Rakuten Group to combine its mobile payments and credit card business units

Mobile payments Japan - person paying via mobile

The struggling Japanese company intends to fold together several of its units, according to recent announcements.

Rakuten Group, headquartered in Japan, has announced its intentions to fold its mobile payments and points businesses into its credit card unit.

This move could align the company to eventually list its card business as it has done with others.

Even though Rakuten earns solid earnings from its e-commerce business, it has continually lost money over 12 straight quarters as a result of the expensive expansion of its mobile payments business, which didn’t gain popularity in Japan as the company expected.

mobile payments - Rakuten logo on phone
Credit: Photo by depositphotos.com

The struggling company has already listed some of its other units, such as Rakuten Bank, its popular internet banking business. This has allowed the company to bring in some much-needed cash.

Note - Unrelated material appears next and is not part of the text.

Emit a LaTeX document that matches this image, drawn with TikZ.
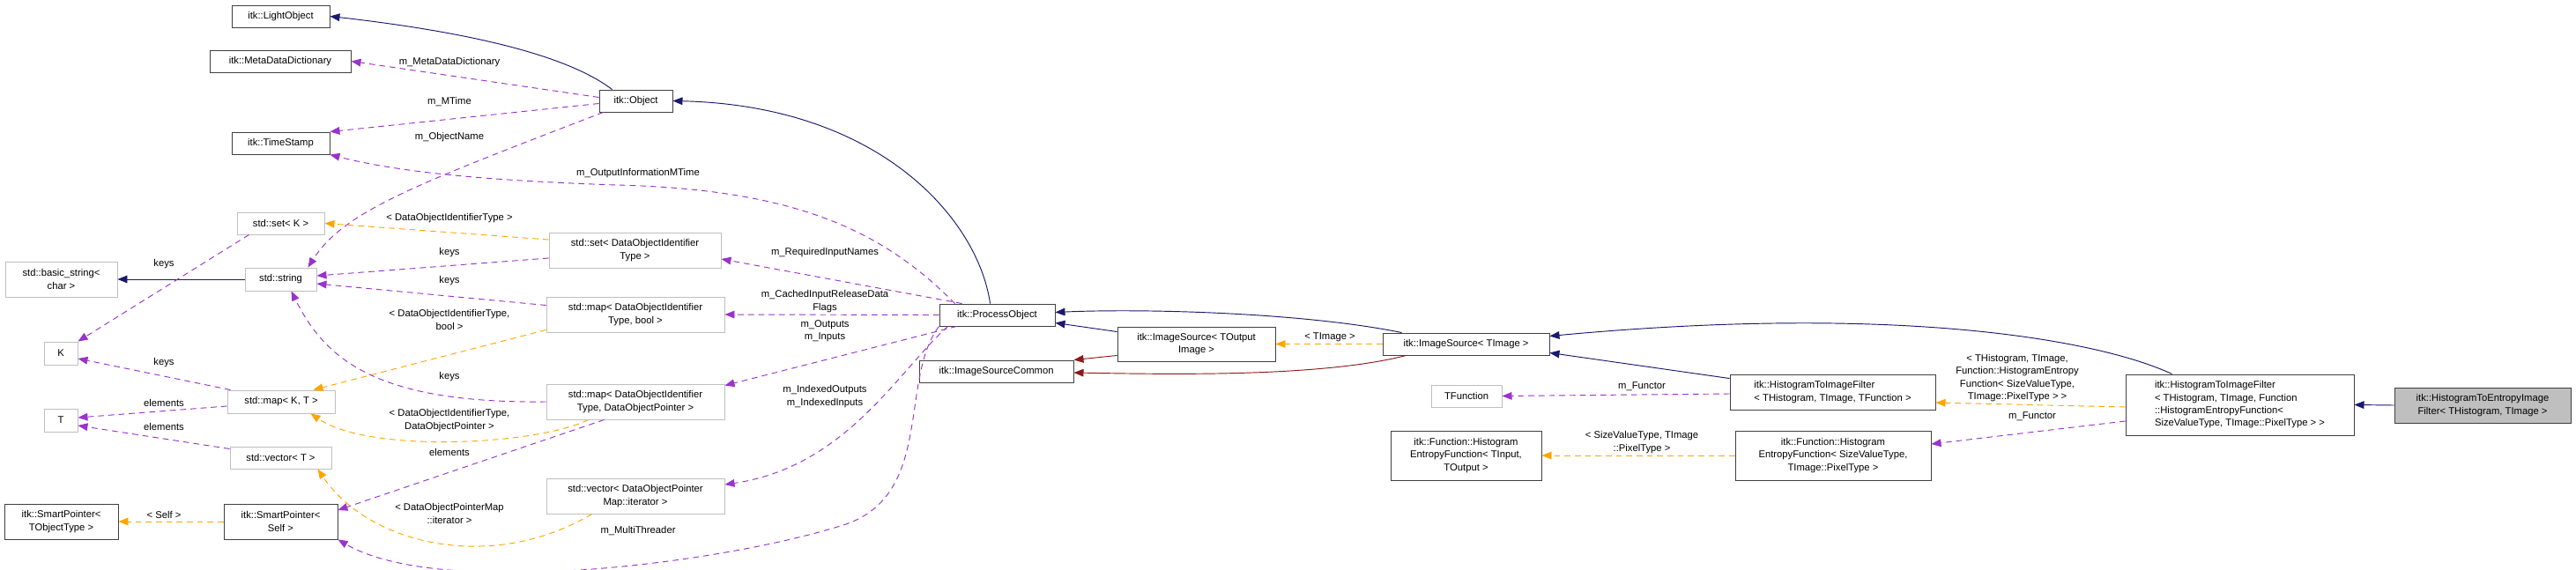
\documentclass[tikz,border=0pt]{standalone}
\usepackage{fontspec}
\setmainfont{Liberation Sans}
\usetikzlibrary{arrows.meta,calc}
\definecolor{inhc}{HTML}{191970}
\definecolor{usec}{HTML}{9A32CD}
\definecolor{tplc}{HTML}{FFA500}
\definecolor{redc}{HTML}{8B1A1A}
\definecolor{grayb}{HTML}{BFBFBF}
\definecolor{darkb}{HTML}{404040}
\tikzset{
 base/.style={rectangle, inner sep=0pt, align=center, font=\fontsize{9.6}{12.2}\selectfont, line width=0.8pt},
 cls/.style={base, draw=darkb, fill=white},
 ext/.style={base, draw=grayb, fill=white},
 fin/.style={base, draw=darkb, fill=grayb},
 tip/.style={-{Triangle[length=3.3mm,width=2.6mm]}},
 inh/.style={tip, draw=inhc, line width=0.8pt},
 prv/.style={tip, draw=redc, line width=0.8pt},
 use/.style={tip, draw=usec, line width=0.8pt, dash pattern=on 2mm off 1.5mm},
 tpl/.style={tip, draw=tplc, line width=0.8pt, dash pattern=on 2mm off 1.5mm},
 lbl/.style={align=center, inner sep=0pt, font=\fontsize{9.6}{12.2}\selectfont},
}
\newcommand\bx[7]{\node[#6, minimum width={(#4-#2)*0.3mm}, minimum height={(#5-#3)*0.3mm}] (#1) at ({(#2+#4)/2},{(#3+#5)/2}) {#7};}
\begin{document}
\begin{tikzpicture}[x=0.3mm,y=-0.3mm]
\useasboundingbox[fill=white] (0,0) rectangle (2923,647);
% nodes
\bx{light}{263}{6}{374}{31}{cls}{itk::LightObject}
\bx{mdd}{238}{57}{398}{82}{cls}{itk::MetaDataDictionary}
\bx{ts}{263}{150}{374}{175}{cls}{itk::TimeStamp}
\bx{obj}{680}{102}{763}{127}{cls}{itk::Object}
\bx{setK}{269}{241}{368}{266}{ext}{std::set< K >}
\bx{bs}{6}{297}{133}{337}{ext}{std::basic\_string<\\char >}
\bx{str}{278}{304}{359}{330}{ext}{std::string}
\bx{K}{50}{388}{88}{414}{ext}{K}
\bx{T}{50}{464}{88}{490}{ext}{T}
\bx{mapKT}{258}{443}{380}{469}{ext}{std::map< K, T >}
\bx{vecT}{261}{507}{376}{532}{ext}{std::vector< T >}
\bx{spt}{5}{572}{134}{612}{cls}{itk::SmartPointer<\\TObjectType >}
\bx{sps}{254}{572}{383}{612}{cls}{itk::SmartPointer<\\Self >}
\bx{setD}{623}{264}{818}{304}{ext}{std::set< DataObjectIdentifier\\Type >}
\bx{mapB}{620}{337}{822}{377}{ext}{std::map< DataObjectIdentifier\\Type, bool >}
\bx{mapDOP}{620}{436}{822}{476}{ext}{std::map< DataObjectIdentifier\\Type, DataObjectPointer >}
\bx{vecDOP}{620}{543}{822}{583}{ext}{std::vector< DataObjectPointer\\Map::iterator >}
\bx{po}{1066}{345}{1197}{370}{cls}{itk::ProcessObject}
\bx{isto}{1268}{371}{1447}{410}{cls}{itk::ImageSource< TOutput\\Image >}
\bx{isc}{1043}{409}{1218}{434}{cls}{itk::ImageSourceCommon}
\bx{ist}{1569}{378}{1758}{403}{cls}{itk::ImageSource< TImage >}
\bx{tf}{1624}{437}{1704}{462}{ext}{TFunction}
\bx{htif}{1963}{425}{2196}{465}{cls}{\begin{tabular}{@{}l@{}}itk::HistogramToImageFilter\\< THistogram, TImage, TFunction >\end{tabular}}
\bx{heft}{1578}{489}{1749}{545}{cls}{itk::Function::Histogram\\EntropyFunction< TInput,\\TOutput >}
\bx{hefs}{1969}{489}{2191}{545}{cls}{itk::Function::Histogram\\EntropyFunction< SizeValueType,\\TImage::PixelType >}
\bx{htiff}{2412}{425}{2671}{494}{cls}{\begin{tabular}{@{}l@{}}itk::HistogramToImageFilter\\< THistogram, TImage, Function\\::HistogramEntropyFunction<\\ SizeValueType, TImage::PixelType > >\end{tabular}}
\bx{final}{2717}{440}{2917}{480}{fin}{itk::HistogramToEntropyImage\\Filter< THistogram, TImage >}
% labels
\node[lbl] (l1) at (510,71) {m\_MetaDataDictionary};
\node[lbl] (l2) at (510,116) {m\_MTime};
\node[lbl] (l3) at (510,156) {m\_ObjectName};
\node[lbl] (l4) at (724,197) {m\_OutputInformationMTime};
\node[lbl] (l5) at (510,248) {< DataObjectIdentifierType >};
\node[lbl] (l6) at (510,287) {keys};
\node[lbl] (l7) at (510,319) {keys};
\node[lbl] (l8) at (186,300) {keys};
\node[lbl] (l9) at (510,363) {< DataObjectIdentifierType,\\bool >};
\node[lbl] (l10) at (186,412) {keys};
\node[lbl] (l11) at (510,428) {keys};
\node[lbl] (l12) at (186,457) {elements};
\node[lbl] (l13) at (510,477) {< DataObjectIdentifierType,\\DataObjectPointer >};
\node[lbl] (l14) at (186,484) {elements};
\node[lbl] (l15) at (510,513) {elements};
\node[lbl] (l16) at (186,584) {< Self >};
\node[lbl] (l17) at (510,583) {< DataObjectPointerMap\\::iterator >};
\node[lbl] (l18) at (724,603) {m\_MultiThreader};
\node[lbl] (l19) at (936,287) {m\_RequiredInputNames};
\node[lbl] (l20) at (936,342) {m\_CachedInputReleaseData\\Flags};
\node[lbl] (l21) at (936,376) {m\_Outputs\\m\_Inputs};
\node[lbl] (l22) at (936,450) {m\_IndexedOutputs\\m\_IndexedInputs};
\node[lbl] (l23) at (1509,383) {< TImage >};
\node[lbl] (l24) at (1863,439) {m\_Functor};
\node[lbl] (l25) at (1863,502) {< SizeValueType, TImage\\::PixelType >};
\node[lbl] (l26) at (2289,429) {< THistogram, TImage,\\Function::HistogramEntropy\\Function< SizeValueType,\\TImage::PixelType > >};
\node[lbl] (l27) at (2306,473) {m\_Functor};
% edges
\draw[inh] ($(obj.north west)+(15,0)$) .. controls (640,60) and (520,35) .. (light.east);
\draw[use] ($(obj.west)+(0,-4)$) -- (mdd.east);
\draw[use] ($(obj.west)+(0,3)$) -- (ts.north east);
\draw[use] ($(obj.south west)+(5,0)$) .. controls (470,210) and (390,240) .. ($(str.north east)+(-10,0)$);
\draw[inh] ($(po.north west)+(58,0)$) .. controls (1110,250) and (1000,120) .. (obj.east);
\draw[use] ($(po.north west)+(18,0)$) .. controls (1000,260) and (900,215) .. (700,210) .. controls (550,205) and (450,195) .. (ts.south east);
\draw[tpl] ($(setD.west)+(0,-12)$) -- (setK.east);
\draw[use] ($(setD.west)+(0,9)$) -- ($(str.east)+(0,-4)$);
\draw[use] ($(mapB.north west)+(0,10)$) -- ($(str.east)+(0,5)$);
\draw[inh] (str.west) -- (bs.east);
\draw[use] ($(setK.south west)+(14,0)$) -- (K.north east);
\draw[use] ($(mapKT.north west)+(4,0)$) -- ($(K.east)+(0,6)$);
\draw[use] ($(mapKT.west)+(0,5)$) -- ($(T.east)+(0,-3)$);
\draw[use] ($(vecT.west)+(0,-10)$) -- ($(T.east)+(0,6)$);
\draw[tpl] ($(mapB.south west)+(0,-3)$) -- ($(mapKT.north east)+(-25,0)$);
\draw[tpl] ($(mapDOP.south west)+(48,0)$) .. controls (610,505) and (420,515) .. ($(mapKT.south east)+(-28,0)$);
\draw[use] (mapDOP.west) .. controls (430,458) and (370,410) .. ($(str.south east)+(-29,0)$);
\draw[use] ($(mapDOP.south west)+(66,0)$) -- ($(sps.east)+(0,-13)$);
\draw[tpl] ($(vecDOP.south west)+(52,0)$) .. controls (560,650) and (420,620) .. ($(vecT.south east)+(-16,0)$);
\draw[tpl] (sps.west) -- (spt.east);
\draw[use] ($(po.north west)+(26,0)$) -- ($(setD.east)+(0,10)$);
\draw[use] (po.west) -- (mapB.east);
\draw[use] ($(po.south west)+(20,0)$) -- ($(mapDOP.north east)+(0,2)$);
\draw[use] ($(po.south west)+(10,0)$) .. controls (1020,420) and (960,530) .. ($(vecDOP.east)+(0,-13)$);
\draw[use] (po.south west) .. controls (1020,430) and (1060,560) .. (960,595) .. controls (820,640) and (500,680) .. (sps.south east);
\draw[inh] ($(isto.north west)+(0,6)$) -- ($(po.east)+(0,9)$);
\draw[prv] ($(isto.south west)+(0,-7)$) -- (isc.north east);
\draw[inh] ($(ist.north west)+(22,0)$) .. controls (1480,355) and (1300,350) .. ($(po.east)+(0,-3)$);
\draw[prv] ($(ist.south west)+(27,0)$) .. controls (1500,428) and (1330,425) .. ($(isc.east)+(0,1.5)$);
\draw[tpl] (ist.west) -- (isto.east);
\draw[inh] ($(htif.north west)+(0,5)$) -- ($(ist.south east)+(0,-3)$);
\draw[use] ($(htif.west)+(0,2)$) -- (tf.east);
\draw[tpl] (hefs.west) -- (heft.east);
\draw[inh] ($(htiff.north west)+(53,0)$) .. controls (2380,385) and (2150,345) .. ($(ist.east)+(0,-9)$);
\draw[tpl] ($(htiff.west)+(0,2.5)$) -- ($(htif.east)+(0,12)$);
\draw[use] ($(htiff.west)+(0,18.5)$) -- ($(hefs.east)+(0,-13)$);
\draw[inh] (final.west) -- (htiff.east);
\end{tikzpicture}
\end{document}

Last week, the company announced its intentions to consolidate its mobile payments and points businesses. They will both be folded into the company’s credit card and loans unit, called Rakuten Card. From there, Rakuten Card will move forward as the “driving force” behind the fully integrated payments business. It could also be used for collaborating with other companies and for “raising its own capital as necessary,” explained Rakuten in a recent statement.

Mobile payments and points are at the core of Rakuten’s complete e-commerce ecosystem.

The design of that environment is meant to pull customers into the experience with a wide range of offerings. Those customers can accumulate points by shopping, by using the company’s mobile payments, credit cards, or by using their insurance services. By accumulating points, customers can then use them to pay bills, purchase groceries or even book vacations.

Rakuten made a commitment not to take on any more gross debt, when it held a quarterly briefing at the end of last week. Instead, the company intends to turn to equity-related financing to slash the debt it is carrying.

At the time of the writing of this article, Rakuten’s debt was about $13.22 billion (1.9 trillion yen). Of that, 406 billion yen is due next year. Another 430 billion yen is due the following year. This, according to data released by Refinitiv.